The paper states that modernization of nuclear forces is to “safeguard China’s own strategic security and overall global strategic stability,” suggesting that expanding nuclear capabilities will make both China and the world safer. Tong Zhao, Senior Fellow at Carnegie China’s Nuclear Policy Program, noted Beijing’s argument that strengthening its military is framed as strengthening “the peaceful forces in the world,” tying global strategic stability to a more capable Chinese nuclear force.
China showcased missiles prominently at its September 3 Tiananmen Square military parade, displaying DF-61, DF-5C and DF-31BJ intercontinental ballistic missiles, JL-1 air-launched nuclear-tipped missiles, and JL-3 submarine-launched ballistic missiles. Lyle Morris, Senior Fellow at the Asia Society Policy Institute’s Center for China Analysis, said the white paper repeats historical positions and propaganda divorced from actions, but adds insights into Chinese nuclear policy worth attention.
The white paper portrays China as peace-loving and a contributor to global security, claiming the nation “has always cherished peace and harmony among nations.” Critics point to aggressive PLA and China Coast Guard behavior in the South China Sea, and Beijing’s dismissal of rulings like the Permanent Court of Arbitration decision that found its territorial claims unlawful.

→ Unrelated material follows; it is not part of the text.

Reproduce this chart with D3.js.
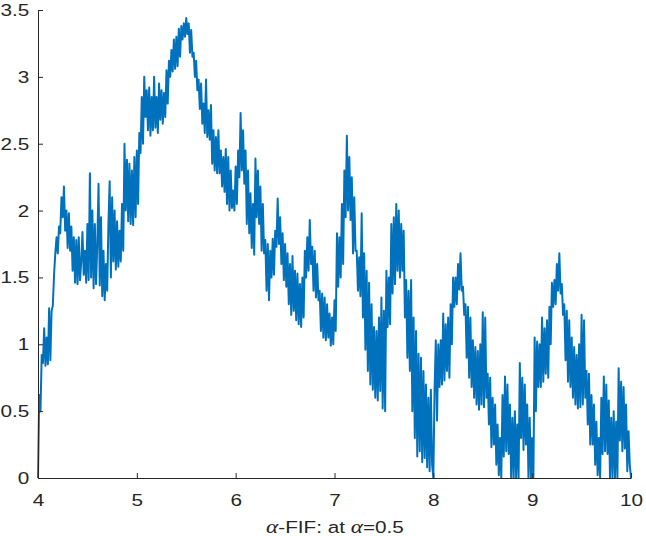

Much of the document blames the United States. It warns that “a certain country seeks absolute strategic superiority by constantly expanding its armaments, strengthening combat readiness and provoking bloc confrontation,” accusing that country of strengthening alliances, exercising extended deterrence, and forward-deploying ground-based intermediate-range missiles. While the U.S. is believed to have only a battery of Typhon missiles in the Philippines in the Asia-Pacific, China has rapidly expanded its own missile forces: the Pentagon estimates some 500 DF-26 and DF-27 intermediate-range ballistic missiles, and Beijing unveiled a DF-26D variant at the parade.
Zhao flagged hypocrisy: China denounces some states’ INF-range missile deployments while claiming a legitimate need to “modestly” build its own forces, which many would not describe as modest. China has largely refused U.S. approaches for arms-control talks, yet blames U.S. withdrawals from treaties — including the Open Skies Treaty, the failure to extend New START, and the INF Treaty — without acknowledging that Russia was violating some accords and that China refused to join.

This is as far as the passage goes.